The basic premise of my novel is simple.
Two people who once cared about each other meet again years later, this time on opposite sides of a lawsuit.
People sometimes ask how I came up with that idea, and the question usually comes from one of two directions.
Some assumes it was a carefully engineered project, as if I sat down with a whiteboard, mapped out a concept, and designed the story the way an engineer designs a bridge.
The others assumes the opposite, that it came from some bolt-of-lightning moment where the whole idea suddenly appeared.
The reality is neither.
The seed for this story goes back to 1986.
At the time, I was in the middle of working on my mechanical engineering degree, and I ran into a girl I had dated a few years earlier. There was nothing dramatic about the breakup. No heartbreak, no unresolved drama.

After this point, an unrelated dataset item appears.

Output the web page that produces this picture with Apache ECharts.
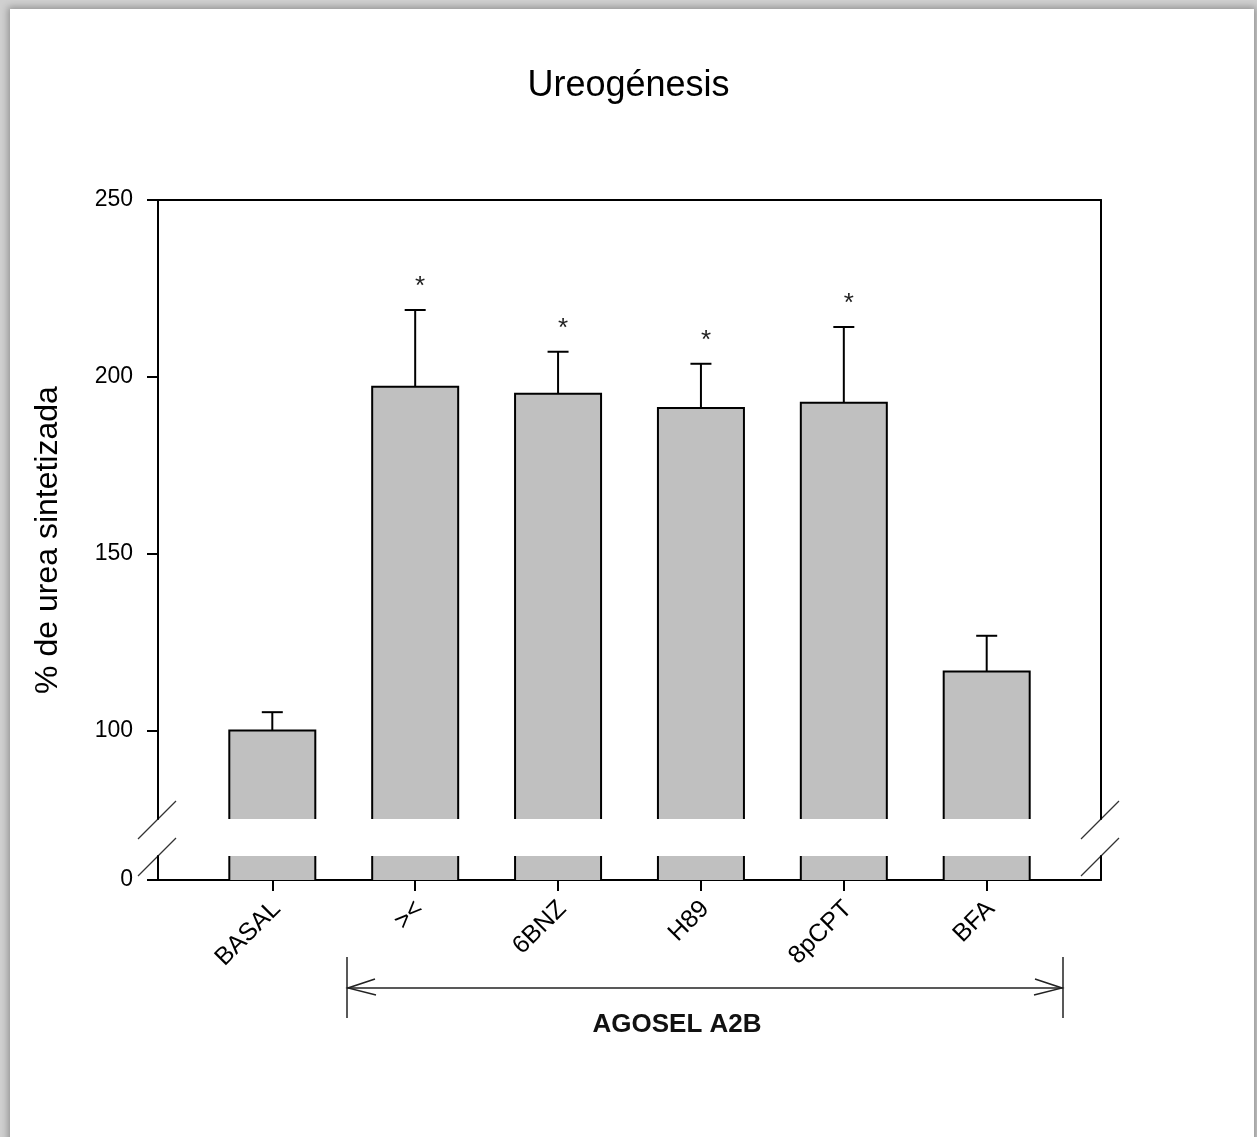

We were simply chatting the way people sometimes do when they run into someone from their past.
She mentioned she was considering law school and then tossed out what she thought was a funny comment.

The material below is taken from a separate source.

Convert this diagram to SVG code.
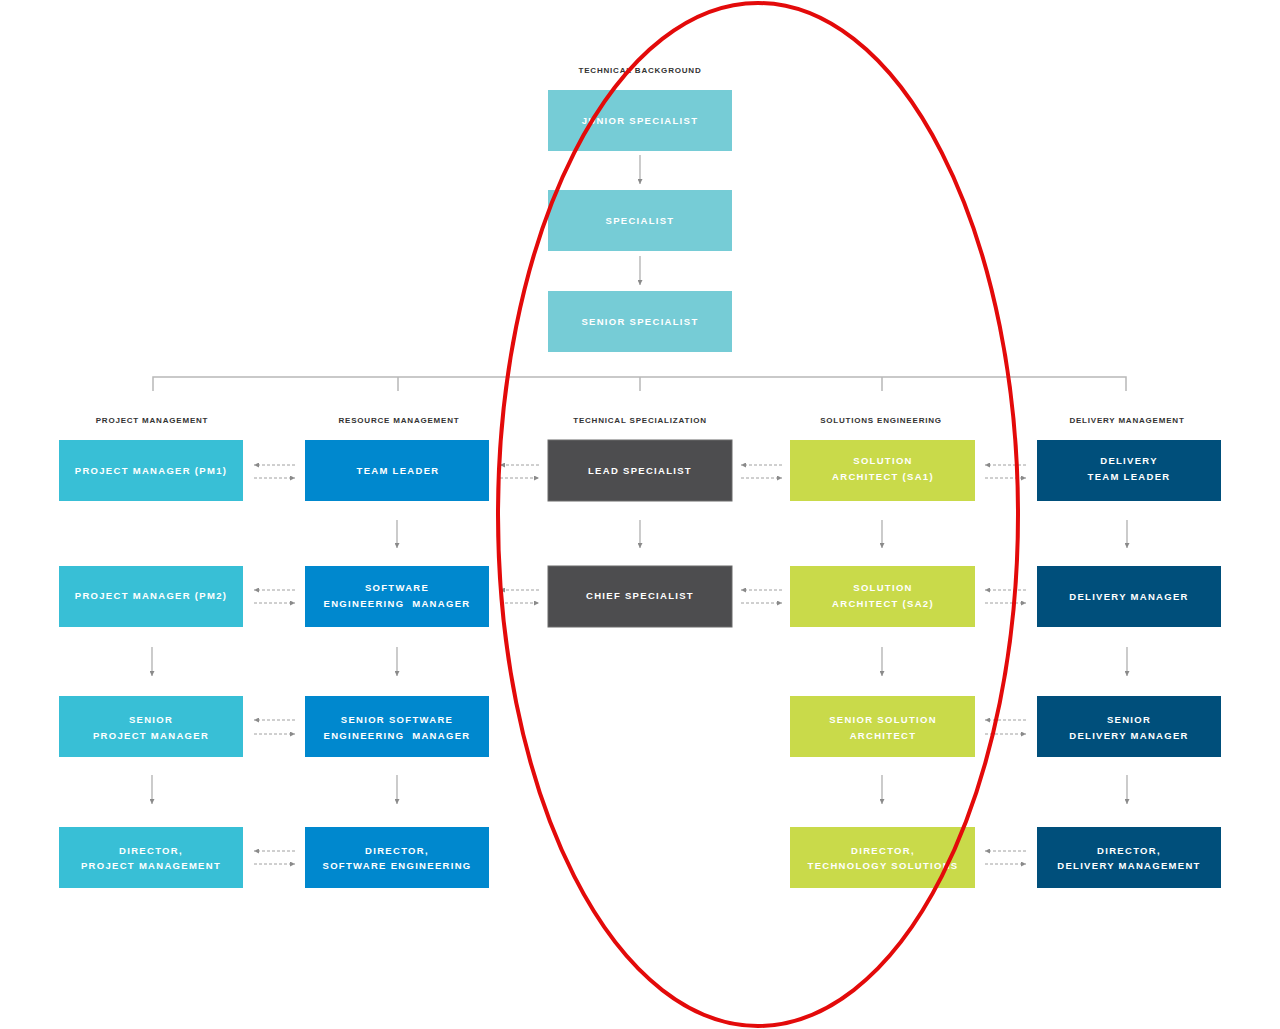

Instead of meeting there, she said it would have been funny if she had sued my company. In her version, she was the lawyer and I was the engineering representative for some technology company. I do not recall her entertaining the possibility that I might own the company. Hmm.
We laughed about it. Just a throwaway joke.
But something about that idea stuck in my head.
What if two people who once knew each other suddenly met again on opposite sides of a lawsuit?
That little moment stayed with me.
Every once in a while over the years, I would mention the idea when talking with friends. The decades rolled by, 1996, 2006, and it was still sitting there in the back of my mind.
At some point, I got it into my head that I wanted to write screenplays as a side hustle. Do not ask me why. In any event, this seemed as good a concept as any, especially if it were dressed up properly.
So I bought screenplay software, learned the basics of the format, and wrote a script.
Then I sent it to a screenplay evaluator, the kind of professional whose job is essentially to take money and tell you everything that is wrong with your screenplay while making it sound like a valuable service. In fairness, it was.
In retrospect, he was right. My screenplay was not good. That was probably around 2012. After that, I moved on and tried writing other screenplays. This story went onto a hard drive somewhere in the cloud and sat there for a very long while, until around 2024.
Then I thought of the story again. But all I had was the PDF. So I thought, why not run it through OCR, recover the text, and reformat it?
So I let AI do the grunt work.
It was not pretty. More like a hot mess, as the kids say these days. But it was a workable collection of scenes. Nowhere close to a novel, more like a pile of material that ran the gamut from laughable to cringey.
From there it was month after month of shaping, rewriting, and reorganizing. Now, the novel may be ready by December 26, 2026. Coincidentally, that is about forty years after the conversation that started all this.
So from the first spark in 1986 to the expected publication date, the idea took roughly four decades to reach the page.
That may sound like a long time to write a book.
But in another sense, it was not time spent writing at all.
It was time spent living.
Those decades were filled with ups and downs, careers, travels, mistakes, remarkable people, and all the other things that give characters their texture. Without those experiences, I doubt I would have had much chance of making the people in this story feel real.
So in one sense, yes, forty years is a long time.
But in another sense, that is simply what it took to get from a spark of an idea to a finished story.
A Couple of Takeaways
First, you never know what might become the seed of a story. Something that starts as a casual joke can stick around for decades.
Second, a story takes the time it takes. You do not measure it by how long it took to write. You measure it by whether it was written well enough when the time finally came.
Ideas do not arrive fully formed. Sometimes they sit quietly for decades, waiting for you to catch up to them.